Of course, you may be one of the thousands who will make that quick stop at the drug store on the way to mom's house where you will be besieged with numerous choices of perfume, keepsakes, and a multitude of cards to accommodate the last minute shopper.  Mom will love it, because it is from you.

Tomorrow there will be sons and daughters all over America vying for the one thing that will make their mother smile with love and pride over the gifts her cherished offspring have offered and she will lovingly accept.

Gifts that once were handmade with pasta and glue, movies that were once only in animation, honored artwork signed in crayon, thrill rides that used to involve band aides or a trip to the urgent care, and dinners that sparked with events of the day or ended in sparks when hormones and independent streaks set in.

Mother's Day will come to an end, and it will be time to say goodbye. Mom will lovingly pat a grown up cheek, thinking of all the jelly stains she had once wiped off of it.
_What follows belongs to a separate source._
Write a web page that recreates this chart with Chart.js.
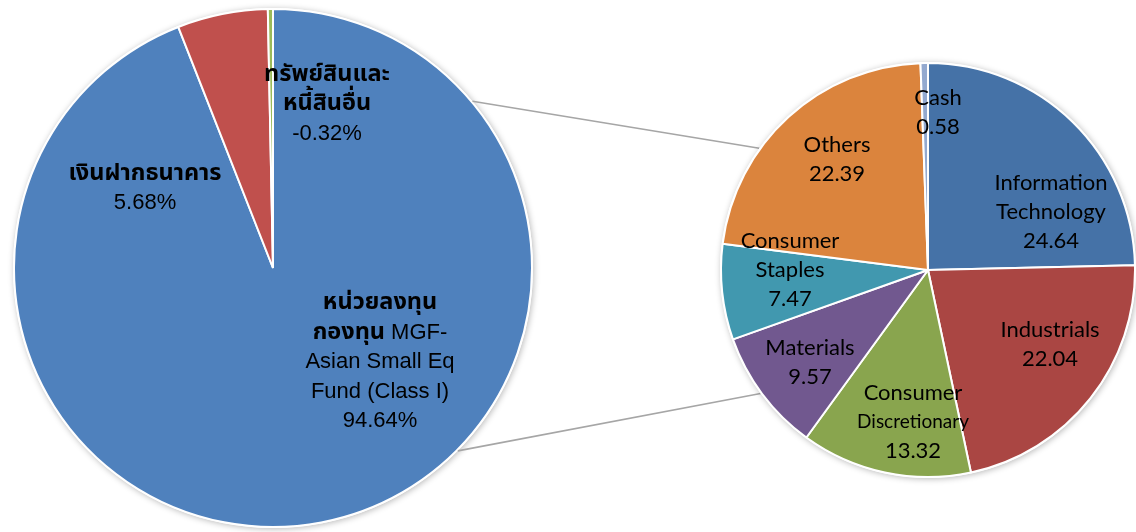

A hug or kiss will be offered, while mom remembers the hundreds of good night kisses bestowed gently on that sleeping head. The door will be open, and out they will run with hand raised in a heartfelt goodnight. So many of those goodnights added up in a mind that still cringes in worry as they leave her side.

Mom will head back into the house, her heart full. Memories flood a brain that is tired from the day's events. The phone lights up with a text letting you know they had a great day with you, had made it home, and that they "luv u". Your heart lifts and a smile spreads on your weary face. The text is only a reminder. The secret they do not yet know is there no monetary value on the greatest gift you hold. A gift you had all along. That secret gift is the knowledge that you are loved by a child you have given your greatest give to - your heart.